HAVAMA, SUYUMA, ZEYTİNİME DOKUNMA!

Ulusal Zeytin ve Zeytinyağı Konseyinin söz konusu raporunda aşağıdaki ifade yer almaktadır: 

“İklim değişikliği nedeniyle toprak ve su rejimleri değişime uğramakta, tarımsal üretim azalmakta ve gıda güvenliği tehlikeye girmektedir. Nitekim iklim değişikliğinin sebep olduğu kuraklık, fırtına, sel vb gibi ekstrem iklim olaylarının sık ve şiddetli bir şekilde yaşanıyor olması ile bunların zeytin tarımı üretimi üzerindeki olumsuz yönde etkileri de yoğun olarak hissedilmeye başlamıştır. Bu etki sadece üretimin miktarında değil, aynı zamanda elde edilen yağın kalitesinde ve kompozisyonunda da değişimlerin oluşmasına neden olmaktadır.” 

Enerji ve madencilik projeleri iklim değişikliğine neden olmakta ve bu değişiklik zeytinlere zarar vermektedir. Verdiği zararlar yetmiyormuş gibi şimdi de bu projelerin daha da rahat uygulanabilmesi için doğrudan yok edilmek isteniyor.  Bir zeytin ağacının büyümesi yıllar almaktadır. Yok edilen zeytinliklerin kısa sürede yerine getirilmesi mümkün değildir. Şirin görünmek için yönetmelikte ağaçların nakledileceğine belirtilmesi ve Bakanlık tarafından “Zeytinlikler kesilmeyecek, nakledilecek.” şeklinde yapılan açıklamalar ise hiç inandırıcı değildir. Ayrıca nakledilmesine de razı değiliz. Dokunmayın yeter.

Söz konusu düzenleme, hem sektör örgütleri, hem üreticiler, hem ekoloji örgütleri hem de ülkemiz kamuoyunda ciddi tepkilere yol açmıştır. Daha üç gün içerisinde yönetmeliğin iptali için çok sayıda dava açılmıştır.

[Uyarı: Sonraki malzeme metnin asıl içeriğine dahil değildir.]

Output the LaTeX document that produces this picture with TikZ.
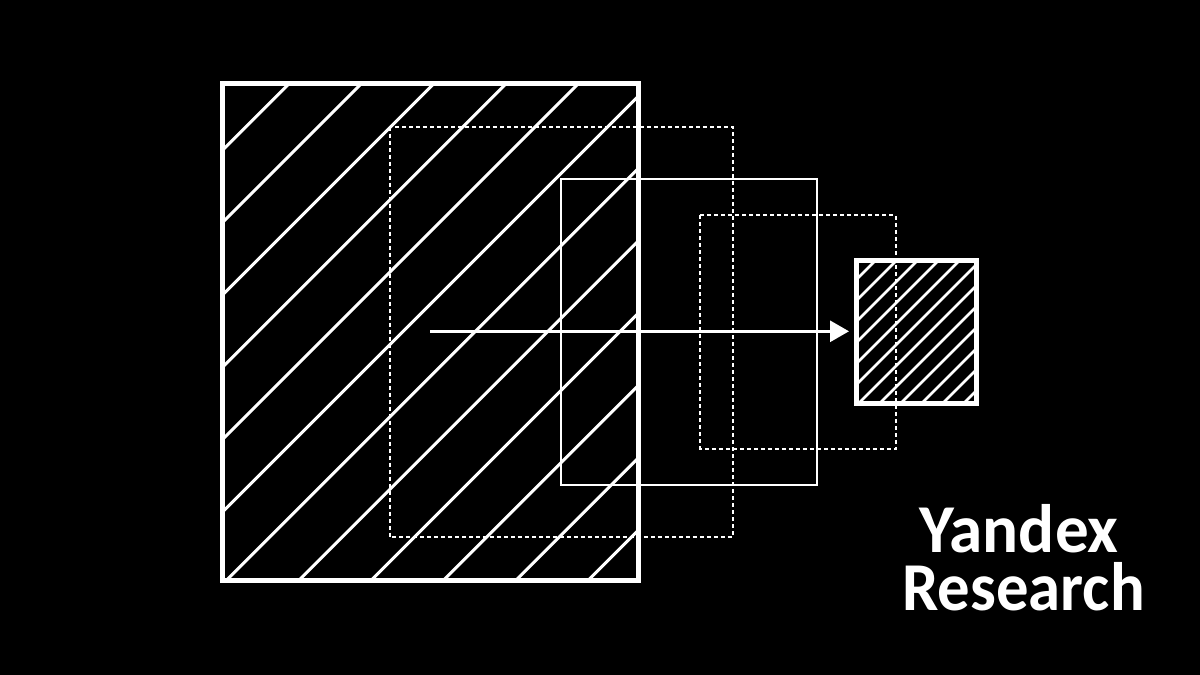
\documentclass[tikz,border=0pt]{standalone}
\usepackage{fontspec}
\setmainfont{Carlito}
\usetikzlibrary{arrows.meta, positioning}

\tikzset{
  frame/.style={draw=white, line width=0.1cm},
  thinframe/.style={draw=white, line width=0.04cm},
  dotframe/.style={draw=white, line width=0.04cm, dash pattern=on 0.08cm off 0.06cm},
  hatchbig/.style={draw=white, line width=0.06cm},
  hatchsmall/.style={draw=white, line width=0.055cm},
  brand/.style={text=white, inner sep=0pt, text depth=0pt, font=\fontsize{39}{39}\selectfont\bfseries}
}

\begin{document}
\begin{tikzpicture}[x=0.02cm, y=-0.02cm, >=Stealth]
  % Background
  \fill[black] (0,0) rectangle (1200,675);

  % Large hatched square
  \begin{scope}
    \clip (222.5,83.2) rectangle (638.2,580.8);
    \foreach \k in {0,...,11}
      \draw[hatchbig] ({372.7+72.35*\k-70},70) -- ({372.7+72.35*\k-600},600);
  \end{scope}

  % Intermediate layers
  \draw[dotframe] (389.7,126.7) rectangle (732.5,537.3);
  \draw[thinframe] (561.3,178.7) rectangle (817.3,485.3);
  \draw[dotframe] (700.3,215.3) rectangle (895.7,448.7);

  % Small hatched square
  \begin{scope}
    \clip (856.8,260.8) rectangle (976.8,403.8);
    \foreach \k in {0,...,11}
      \draw[hatchsmall] ({1136+21*\k-250},250) -- ({1136+21*\k-420},420);
  \end{scope}
  \draw[frame] (222.5,83.2) rectangle (638.2,580.8);
  \draw[frame] (856.8,260.8) rectangle (976.8,403.8);

  % Arrow
  \coordinate (arrowstart) at (430,331.3);
  \coordinate (arrowend) at (849,331.3);
  \draw[-{Triangle[length=0.38cm, width=0.42cm]}, white, line width=0.06cm] (arrowstart) -- (arrowend);

  % Logo
  \node[brand, anchor=base west] (yandex) at (919,552.3) {\scalebox{0.98}[1]{Yandex}};
  \node[brand, anchor=base west] (research) at (902,610) {\scalebox{0.945}[1]{Research}};
\end{tikzpicture}
\end{document}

Bizler tüm ekoloji örgütlerini, sektör örgütlerini, emek ve demokrasi güçlerini ve demokratik kitle örgütlerini söz konusu yönetmelik değişikliğine karşı ortak olarak mücadele etmeye ve yönetmeliğin iptali için yığınsal davalar açmaya çağırıyoruz.